Sport was fundamentally meant to celebrate human excellence, Prof Gillett said.
"It is easy to emphasise the objective characteristics involved - stronger, higher, faster - forgetting that these are human excellences.
"Competition focusing on the result, rather than the means of achieving it, exaggerate this tendency."
Prof Gillett referred to South African double amputee sprinter Oscar "Blade Runner" Pistorius, who has achieved Olympic qualifying times with the aid of carbon fibre transibial artificial limbs.
"Is running on six foot-long [1.8m] blades, giving yourself a springy, long step, in the spirit of the sport?"
Rules of competition in sport were meant to "preserve the humanity of sport" and prevent it being eclipsed by technology, Prof Gillett said.
When enhancements remediated a defect we were prepared to acknowledge their value, but when they created an unfair advantage over others it disturbed us.
"We accept, and even welcome, enhancement of natural abilities in officials, but direct advantaging of competitors is quite another thing.
"Excellence in human function involves a harmony of lively forces," Prof Gillet said.

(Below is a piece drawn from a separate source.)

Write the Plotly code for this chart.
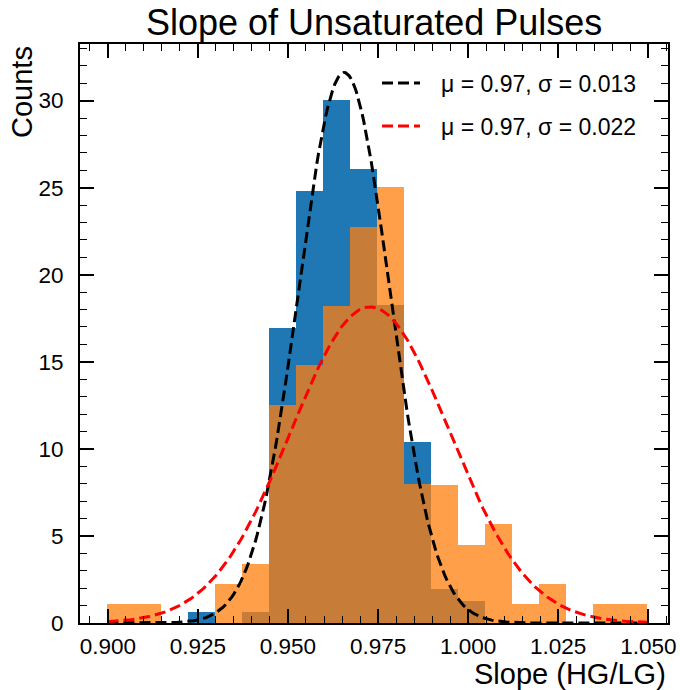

Other international academics addressing the symposium this week include Dr Gregor Wolbring, of Canada, on the use of science and technology products in sport, Prof Cathy Craig, of Scotland, on virtual reality technology in sport, Prof Andrew Pipe, of Canada, on drug use in sport, and Dr Michael Gard, of Australia, on the arguments for and against using technology in elite sport.
The Technologies in Sport: Performance, Bodies and Ethics symposium continues today and tomorrow.
A public lecture with a panel of invited speakers, chaired by Associate Prof David Gerrard, will be held at 5.30pm today in the St David Lecture Theatre.